-- start of ROWS --

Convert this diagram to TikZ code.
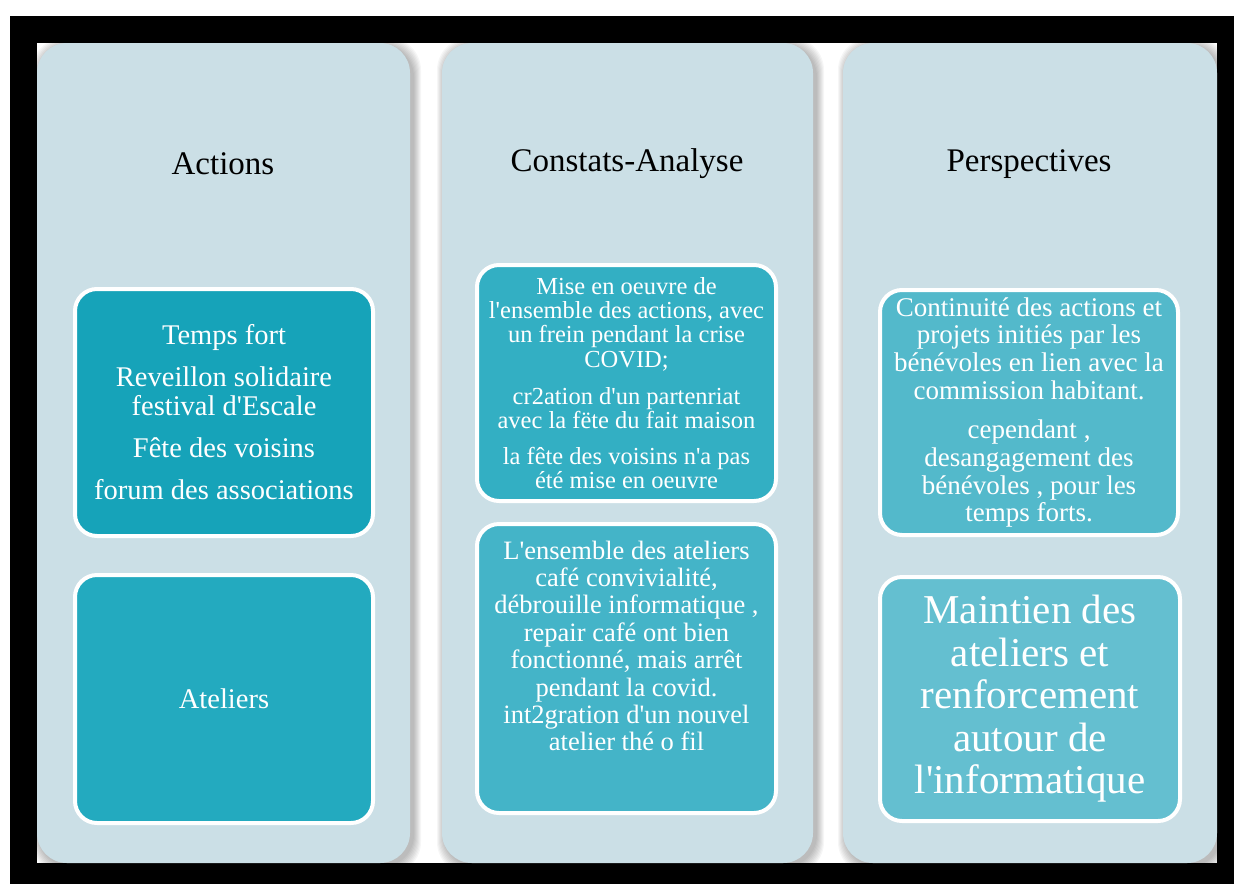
\documentclass[tikz,border=0pt]{standalone}
\usepackage{fontspec}
\setmainfont{Liberation Serif}[Ligatures=TeXOff]
\usetikzlibrary{positioning}
\definecolor{panelblue}{RGB}{203,223,230}
\definecolor{tealA}{RGB}{22,163,185}
\definecolor{tealB}{RGB}{35,170,191}
\definecolor{tealC}{RGB}{51,175,195}
\definecolor{tealD}{RGB}{68,180,200}
\definecolor{tealE}{RGB}{83,185,203}
\definecolor{tealF}{RGB}{100,191,208}
\tikzset{%
	column panel/.style={
		fill=panelblue,
		rounded corners=30pt
	},
	panel title/.style={
		font=\fontsize{33}{36}\selectfont,
		text=black
	},
	item box/.style={
		draw=white,
		line width=4pt,
		rounded corners=22pt
	},
	item text/.style={
		align=center,
		text=white,
		inner sep=0pt
	},
}

\begin{document}
\begin{tikzpicture}[x=1pt, y=-1pt]
			\useasboundingbox (0,0) rectangle (1234,884);
			
			% Draw the page and the black frame
			\fill[white] (0,0) rectangle (1234,884);
			\fill[black] (10,16) rectangle (1234,884);
			\fill[white] (37,43) rectangle (1217,863);
			
			% Soft shadows behind the columns
			\foreach \xa/\xb in {37/410, 442/813, 843/1217}
				\foreach \k in {1,...,8}
					\fill[black, opacity=0.035, rounded corners=32pt] (\xa-\k+3,43-\k+3) rectangle (\xb+\k+3,863+\k+3);
			
			% Draw the three columns
			\fill[column panel] (37,43) rectangle (410,863);
			\fill[column panel] (442,43) rectangle (813,863);
			\fill[column panel] (843,43) rectangle (1217,863);
			
			% Column titles
			\node[panel title] (actions) at (223,164) {Actions};
			\node[panel title] (constats) at (627,164) {Constats-Analyse};
			\node[panel title] (perspectives) at (1029,164) {Perspectives};
			
			% Actions column
			\node[item box, fill=tealA, minimum width=298pt, minimum height=247pt] (temps box) at (224,412.5) {};
			\node[item text, font=\fontsize{28.5}{29}\selectfont] (temps text) at (temps box.center) {Temps fort\\[13pt] Reveillon solidaire\\ festival d'Escale\\[13pt] Fête des voisins\\[13pt] forum des associations};
			\node[item box, fill=tealB, minimum width=298pt, minimum height=248pt] (ateliers box) at (224,699) {};
			\node[item text, font=\fontsize{28.5}{29}\selectfont] (ateliers text) at (ateliers box.center) {Ateliers};
			
			% Constats-Analyse column
			\node[item box, fill=tealC, minimum width=299pt, minimum height=236pt] (mise box) at (626.5,383) {};
			\node[item text, font=\fontsize{24.5}{24.3}\selectfont] (mise text) at (mise box.center) {Mise en oeuvre de\\ l'ensemble des actions, avec\\ un frein pendant la crise\\ COVID;\\[13pt] cr2ation d'un partenriat\\ avec la fëte du fait maison\\[11pt] la fête des voisins n'a pas\\ été mise en oeuvre};
			\node[item box, fill=tealD, minimum width=299pt, minimum height=289pt] (ensemble box) at (626.5,668.5) {};
			\node[item text, font=\fontsize{26.5}{27.4}\selectfont] (ensemble text) at (626.5,646) {L'ensemble des ateliers\\ café convivialité,\\ débrouille informatique ,\\ repair café ont bien\\ fonctionné, mais arrêt\\ pendant la covid.\\ int2gration d'un nouvel\\ atelier thé o fil};
			
			% Perspectives column
			\node[item box, fill=tealE, minimum width=298pt, minimum height=245pt] (continuite box) at (1029,412.5) {};
			\node[item text, font=\fontsize{27}{27.7}\selectfont] (continuite text) at (continuite box.center) {Continuité des actions et\\ projets initiés par les\\ bénévoles en lien avec la\\ commission habitant.\\[12pt] cependant ,\\ desangagement des\\ bénévoles , pour les\\ temps forts.};
			\node[item box, fill=tealF, minimum width=300pt, minimum height=244pt] (maintien box) at (1030,699) {};
			\node[item text, font=\fontsize{41}{42.5}\selectfont] (maintien text) at (maintien box.center) {Maintien des\\ ateliers et\\ renforcement\\ autour de\\ l'informatique};
			
		\end{tikzpicture}
\end{document}
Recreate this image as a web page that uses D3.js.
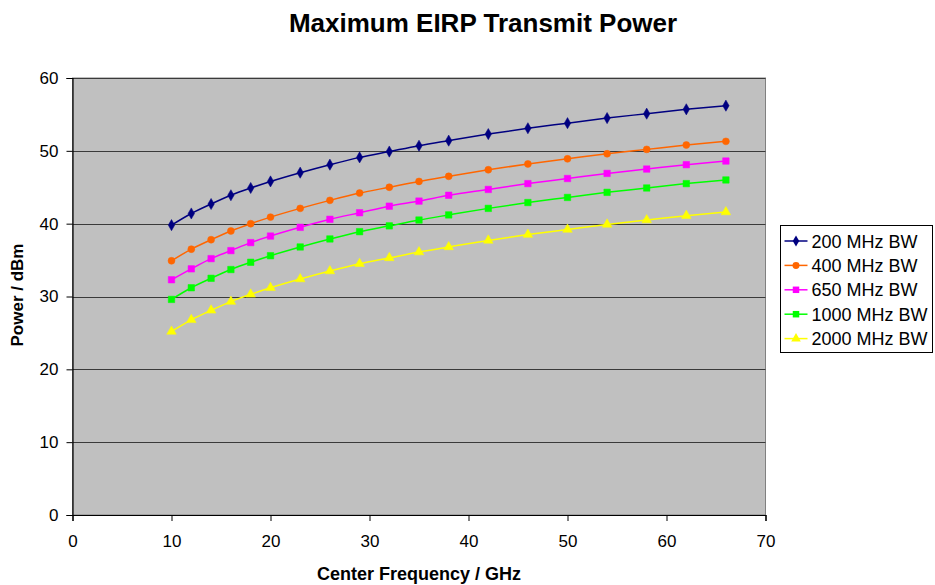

-- end of ROWS --

### TASK
Please repeat the entries exactly. Do not include the pictures.

### FINISHED ANSWER
Convert this diagram to TikZ code.
\documentclass[tikz,border=0pt]{standalone}
\usepackage{fontspec}
\setmainfont{Liberation Serif}[Ligatures=TeXOff]
\usetikzlibrary{positioning}
\definecolor{panelblue}{RGB}{203,223,230}
\definecolor{tealA}{RGB}{22,163,185}
\definecolor{tealB}{RGB}{35,170,191}
\definecolor{tealC}{RGB}{51,175,195}
\definecolor{tealD}{RGB}{68,180,200}
\definecolor{tealE}{RGB}{83,185,203}
\definecolor{tealF}{RGB}{100,191,208}
\tikzset{%
	column panel/.style={
		fill=panelblue,
		rounded corners=30pt
	},
	panel title/.style={
		font=\fontsize{33}{36}\selectfont,
		text=black
	},
	item box/.style={
		draw=white,
		line width=4pt,
		rounded corners=22pt
	},
	item text/.style={
		align=center,
		text=white,
		inner sep=0pt
	},
}

\begin{document}
\begin{tikzpicture}[x=1pt, y=-1pt]
			\useasboundingbox (0,0) rectangle (1234,884);
			
			% Draw the page and the black frame
			\fill[white] (0,0) rectangle (1234,884);
			\fill[black] (10,16) rectangle (1234,884);
			\fill[white] (37,43) rectangle (1217,863);
			
			% Soft shadows behind the columns
			\foreach \xa/\xb in {37/410, 442/813, 843/1217}
				\foreach \k in {1,...,8}
					\fill[black, opacity=0.035, rounded corners=32pt] (\xa-\k+3,43-\k+3) rectangle (\xb+\k+3,863+\k+3);
			
			% Draw the three columns
			\fill[column panel] (37,43) rectangle (410,863);
			\fill[column panel] (442,43) rectangle (813,863);
			\fill[column panel] (843,43) rectangle (1217,863);
			
			% Column titles
			\node[panel title] (actions) at (223,164) {Actions};
			\node[panel title] (constats) at (627,164) {Constats-Analyse};
			\node[panel title] (perspectives) at (1029,164) {Perspectives};
			
			% Actions column
			\node[item box, fill=tealA, minimum width=298pt, minimum height=247pt] (temps box) at (224,412.5) {};
			\node[item text, font=\fontsize{28.5}{29}\selectfont] (temps text) at (temps box.center) {Temps fort\\[13pt] Reveillon solidaire\\ festival d'Escale\\[13pt] Fête des voisins\\[13pt] forum des associations};
			\node[item box, fill=tealB, minimum width=298pt, minimum height=248pt] (ateliers box) at (224,699) {};
			\node[item text, font=\fontsize{28.5}{29}\selectfont] (ateliers text) at (ateliers box.center) {Ateliers};
			
			% Constats-Analyse column
			\node[item box, fill=tealC, minimum width=299pt, minimum height=236pt] (mise box) at (626.5,383) {};
			\node[item text, font=\fontsize{24.5}{24.3}\selectfont] (mise text) at (mise box.center) {Mise en oeuvre de\\ l'ensemble des actions, avec\\ un frein pendant la crise\\ COVID;\\[13pt] cr2ation d'un partenriat\\ avec la fëte du fait maison\\[11pt] la fête des voisins n'a pas\\ été mise en oeuvre};
			\node[item box, fill=tealD, minimum width=299pt, minimum height=289pt] (ensemble box) at (626.5,668.5) {};
			\node[item text, font=\fontsize{26.5}{27.4}\selectfont] (ensemble text) at (626.5,646) {L'ensemble des ateliers\\ café convivialité,\\ débrouille informatique ,\\ repair café ont bien\\ fonctionné, mais arrêt\\ pendant la covid.\\ int2gration d'un nouvel\\ atelier thé o fil};
			
			% Perspectives column
			\node[item box, fill=tealE, minimum width=298pt, minimum height=245pt] (continuite box) at (1029,412.5) {};
			\node[item text, font=\fontsize{27}{27.7}\selectfont] (continuite text) at (continuite box.center) {Continuité des actions et\\ projets initiés par les\\ bénévoles en lien avec la\\ commission habitant.\\[12pt] cependant ,\\ desangagement des\\ bénévoles , pour les\\ temps forts.};
			\node[item box, fill=tealF, minimum width=300pt, minimum height=244pt] (maintien box) at (1030,699) {};
			\node[item text, font=\fontsize{41}{42.5}\selectfont] (maintien text) at (maintien box.center) {Maintien des\\ ateliers et\\ renforcement\\ autour de\\ l'informatique};
			
		\end{tikzpicture}
\end{document}
Recreate this image as a web page that uses D3.js.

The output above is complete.